Amendments to Bulgaria’s smoking ban to be tabled ‘next week’
Amendments to the Health Act partly reversing Bulgaria’s full ban on smoking in restaurants, bars, hotels and other public places will be tabled in the National Assembly next week, a socialist MP who supports a backtrack on the ban said on June 3 2013.
The legislative campaign to change the law comes just a little more than year after the full ban on smoking in enclosed public places came into effect, and a few days after the Bulgarian Socialist Party government took office.
The BSP and its prime minister, Plamen Oresharski, support a change to the ban, which the restaurant and bar industry say has seriously harmed their businesses.
In 2012, Bulgaria’s hotel and restaurant association campaigned for the law to be changed back to reintroduce the system that was in place before June 1, of separate smoking and non-smoking areas.
Socialist MP Tatyana Burudzhieva, one of the authors of the amendments, said that she expected that the bill would be tabled for a first reading in Parliament next week.
The economic impact of the ban had been 20 million leva in losses, she said. In parallel with the liberalisation of the law, it was envisaged that there would be state programmes to encourage people to stop smoking.
However, fellow socialist MP Martin Zahariev, one of those who met with the hotel and restaurant association after the new government came to power, said that there should be a referendum in May 2014 on allowing smoking indoors in public places.
Whatever Parliament decided, Zahariev said, there would be no peace, because whichever side ended up as the aggrieved party would embark on protests.

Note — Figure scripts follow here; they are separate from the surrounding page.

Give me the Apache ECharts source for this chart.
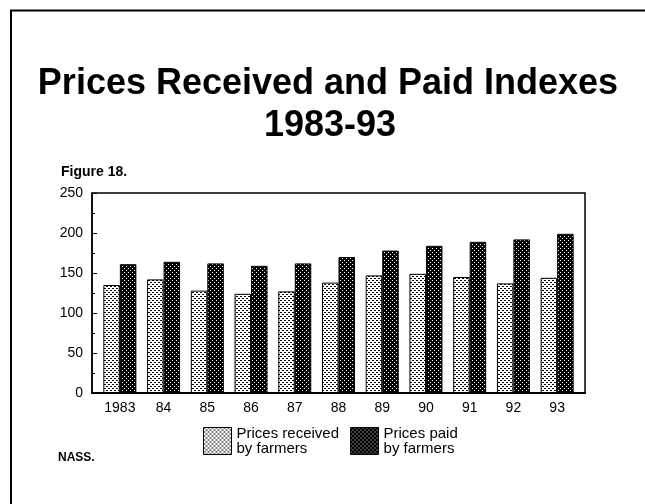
<!DOCTYPE html>
<html>
<head>
<meta charset="utf-8">
<script src="https://cdn.jsdelivr.net/npm/echarts@6/dist/echarts.min.js"></script>
<style>html,body{margin:0;padding:0;background:#fff;}#c{width:645px;height:504px;}</style>
</head>
<body>
<div id="c"></div>
<script>
const categories = ['1983','84','85','86','87','88','89','90','91','92','93'];
const pricesReceived = [135, 142, 128, 124, 127, 138, 147, 149, 145, 137, 144];
const pricesPaid = [161, 164, 162, 159, 162, 170, 178, 184, 189, 192, 199];
const yTicks = [0, 50, 100, 150, 200, 250];

function makeTile(bg, fg, pts) {
  const c = document.createElement('canvas');
  c.width = 4; c.height = 4;
  const g = c.getContext('2d');
  g.fillStyle = bg; g.fillRect(0, 0, 4, 4);
  g.fillStyle = fg;
  pts.forEach(p => g.fillRect(p[0], p[1], 1, 1));
  return c;
}
const lightTile = makeTile('#ffffff', '#000000', [[0,0],[1,0],[2,2],[3,2]]);
const darkTile = makeTile('#000000', '#ffffff', [[0,0],[2,2]]);
const lightFill = { image: lightTile, repeat: 'repeat' };
const darkFill = { image: darkTile, repeat: 'repeat' };

const font = '"Liberation Sans", Arial, sans-serif';
const chart = echarts.init(document.getElementById('c'), null, { renderer: 'canvas' });
chart.setOption({
  backgroundColor: '#ffffff',
  animation: false,
  textStyle: { fontFamily: font },
  grid: [
    { left: 92, right: 60, top: 193, bottom: 111, show: true, borderColor: '#000', borderWidth: 1.5, backgroundColor: 'transparent' },
    { left: 98, right: 66, top: 193, bottom: 111 }
  ],
  legend: {
    left: 203, top: 426, padding: 0, itemWidth: 28, itemHeight: 27, itemGap: 11,
    icon: 'rect',
    textStyle: { fontSize: 15, color: '#000', lineHeight: 15, fontFamily: font },
    data: [
      { name: 'Prices received\nby farmers', itemStyle: { color: lightFill, borderColor: '#000', borderWidth: 1 } },
      { name: 'Prices paid\nby farmers', itemStyle: { color: darkFill, borderColor: '#000', borderWidth: 1 } }
    ]
  },
  xAxis: [
    { type: 'category', gridIndex: 0, data: categories,
      axisLine: { lineStyle: { color: '#000', width: 2 } },
      axisTick: { show: false }, axisLabel: { show: false } },
    { type: 'category', gridIndex: 1, data: categories,
      axisLine: { show: false }, axisTick: { show: false },
      axisLabel: { color: '#000', fontSize: 14, margin: 8, fontFamily: font } }
  ],
  yAxis: [
    { type: 'value', gridIndex: 0, min: 0, max: 250, interval: 50,
      axisLine: { show: true, lineStyle: { color: '#000', width: 1.5 } },
      axisTick: { show: true, inside: true, length: 5, lineStyle: { color: '#000' } },
      minorTick: { show: true, splitNumber: 2, length: 3, lineStyle: { color: '#000' } },
      splitLine: { show: false },
      axisLabel: { color: '#000', fontSize: 14, margin: 9, fontFamily: font,
        formatter: v => yTicks.includes(v) ? String(v) : '' } },
    { type: 'value', gridIndex: 1, min: 0, max: 250, interval: 50, show: false, splitLine: { show: false } }
  ],
  series: [
    { name: 'Prices received\nby farmers', type: 'bar', xAxisIndex: 1, yAxisIndex: 1, data: pricesReceived, barWidth: 16.5, barGap: '0%',
      itemStyle: { color: lightFill, borderColor: '#000', borderWidth: 1 } },
    { name: 'Prices paid\nby farmers', type: 'bar', xAxisIndex: 1, yAxisIndex: 1, data: pricesPaid, barWidth: 16.5, barGap: '0%',
      itemStyle: { color: darkFill, borderColor: '#000', borderWidth: 1 } }
  ],
  graphic: [
    { type: 'line', shape: { x1: 10, y1: 10.5, x2: 645, y2: 10.5 }, style: { stroke: '#000', lineWidth: 2 } },
    { type: 'line', shape: { x1: 11, y1: 10, x2: 11, y2: 504 }, style: { stroke: '#000', lineWidth: 2 } },
    { type: 'text', x: 328, y: 84, style: { text: 'Prices Received and Paid Indexes', font: 'bold 36px ' + font, fill: '#000', textAlign: 'center', textVerticalAlign: 'middle' } },
    { type: 'text', x: 330, y: 126, style: { text: '1983-93', font: 'bold 36px ' + font, fill: '#000', textAlign: 'center', textVerticalAlign: 'middle' } },
    { type: 'text', x: 61, y: 172, style: { text: 'Figure 18.', font: 'bold 14px ' + font, fill: '#000', textAlign: 'left', textVerticalAlign: 'middle' } },
    { type: 'text', x: 58, y: 458, style: { text: 'NASS.', font: 'bold 12px ' + font, fill: '#000', textAlign: 'left', textVerticalAlign: 'middle' } }
  ]
});
</script>
</body>
</html>
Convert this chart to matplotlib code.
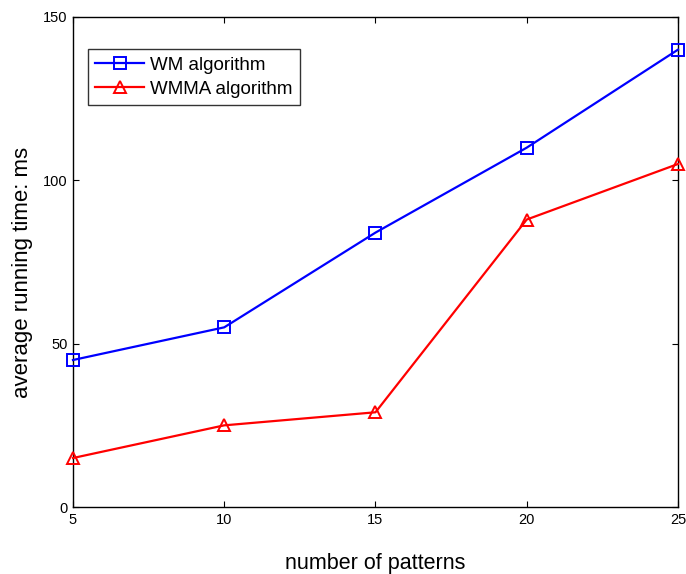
import matplotlib.pyplot as plt
import matplotlib as mpl

mpl.rcParams['font.family'] = ['Liberation Sans', 'DejaVu Sans']

patterns = [5, 10, 15, 20, 25]
wm_time = [45, 55, 84, 110, 140]
wmma_time = [15, 25, 29, 88, 105]
x_ticks = [5, 10, 15, 20, 25]
y_ticks = [0, 50, 100, 150]

fig = plt.figure(figsize=(6.86, 5.74), dpi=100)
ax = fig.add_axes([0.1064, 0.1167, 0.8819, 0.8537])

ax.plot(patterns, wm_time, color='#0000ff', marker='s', markersize=8,
        markerfacecolor='none', markeredgewidth=1.4, linewidth=1.6,
        label='WM algorithm', clip_on=False, zorder=3)
ax.plot(patterns, wmma_time, color='#ff0000', marker='^', markersize=9,
        markerfacecolor='none', markeredgewidth=1.4, linewidth=1.6,
        label='WMMA algorithm', clip_on=False, zorder=3)

ax.set_xlim(5, 25)
ax.set_ylim(0, 150)
ax.set_xticks(x_ticks)
ax.set_yticks(y_ticks)
ax.tick_params(direction='in', top=True, right=True, length=4, width=0.8, labelsize=10.5, pad=4)
for s in ax.spines.values():
    s.set_linewidth(1.0)

ax.set_xlabel('number of patterns', fontsize=15.5, labelpad=19)
ax.set_ylabel('average running time: ms', fontsize=16)
ax.yaxis.set_label_coords(-0.066, 0.478)

leg = ax.legend(loc='upper left', bbox_to_anchor=(0.0248, 0.934), fontsize=13.5,
                frameon=True, fancybox=False, edgecolor='black', handlelength=2.6,
                handletextpad=0.3, borderpad=0.4, labelspacing=0.36, borderaxespad=0)
leg.get_frame().set_linewidth(1.0)

plt.savefig('out.png', dpi=100)
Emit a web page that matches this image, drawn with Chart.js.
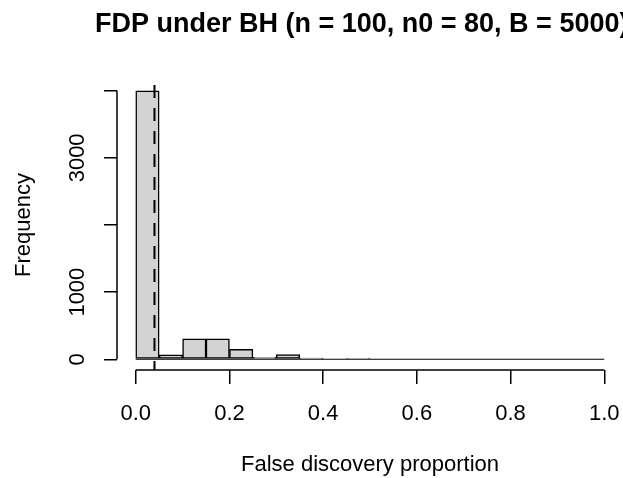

Speaking in a panel discussion on local television station bTV, Emil Kolarov of the restaurateurs association said that Bulgaria had 32 000 restaurants “and imagine how many people work there” and besides which, he argued, the health argument was undermined by the fact that while people could not smoke in restaurants, they smoked at home and elsewhere.
Those who support a continuation of the ban, including former health minister Desislava Atanassova, offered economic as well as health arguments, saying that since the ban on smoking indoors in public places had come into force, there had been an increase in foreign tourists visiting Bulgaria.